Raipur: The road that promises to pull Chhattisgarh's Raipur-Jashpur districts closer to Jharkhand's coal-steel belt has begun taking shape on the ground. NHAI has started construction on the 3,147 crore Pathalgaon-Kunkuri to Chhattisgarh-Jharkhand border stretch of NH-43, a key part of the 627 km Raipur-Dhanbad economic corridor. Nearly 384km of this corridor passes through Chhattisgarh, making the state central to the project's success.
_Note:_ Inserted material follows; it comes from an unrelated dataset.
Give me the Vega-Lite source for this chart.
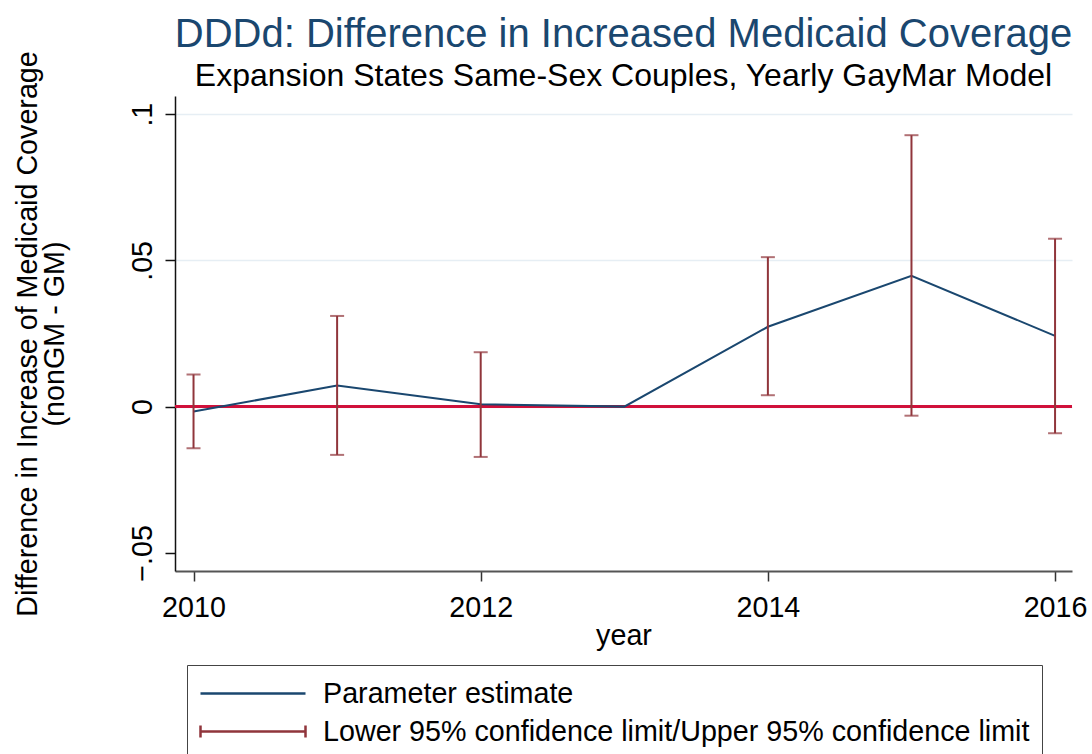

The 104.25km Pathalgaon-Jharkhand border section is being seen as one of the most crucial links in the corridor. Once completed, it is expected to strengthen road connectivity between Raipur, Bilaspur, Raigarh and Korba on one side, and Dhanbad, Ranchi and Jamshedpur on the other — easing movement of coal, steel and other commercial traffic.
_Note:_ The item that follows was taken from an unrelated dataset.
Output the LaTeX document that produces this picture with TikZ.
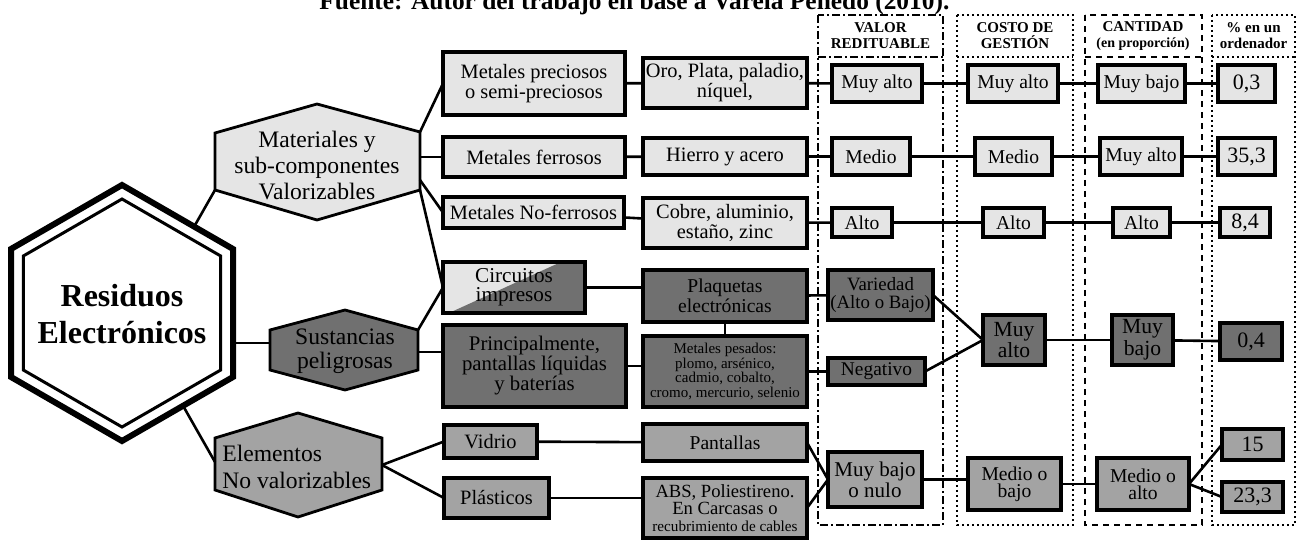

NHAI officials said the project is being built not merely as a highway, but as a safer, faster transport spine. Along the route, 382 structures are planned, including seven major bridges, 30 minor bridges, six flyovers and one elevated viaduct. The design also includes underpasses for vehicles, light traffic, cattle, pedestrians and wildlife, besides 278 box culverts.
To minimise disruption to local life and ecology, planners have also incorporated multiple underpasses — for vehicles, light traffic, pedestrians and even cattle movement — alongside hundreds of box culverts.
DD Parlawar, project director of NHAI's Korba project unit, described the stretch as the "backbone" of the Raipur-Dhanbad corridor, saying it would give fresh momentum to inter-state trade and logistics between Chhattisgarh and Jharkhand.
For Jashpur, the project could be transformative. Towns such as Pathalgaon, Kansabel, Kunkuri, Duldula and Jashpur will be linked into a stronger transport network, cutting travel time, saving fuel and reducing logistics costs.
Officials say the corridor is also expected to open up employment and business opportunities for local communities by improving movement of goods, minerals and passenger traffic.
However, the project also carries a larger subtext — of infrastructure pushing deeper into regions once marked by limited connectivity. If timelines hold, the highway could become one of the defining development spines linking central India to the mineral-rich east, officials said.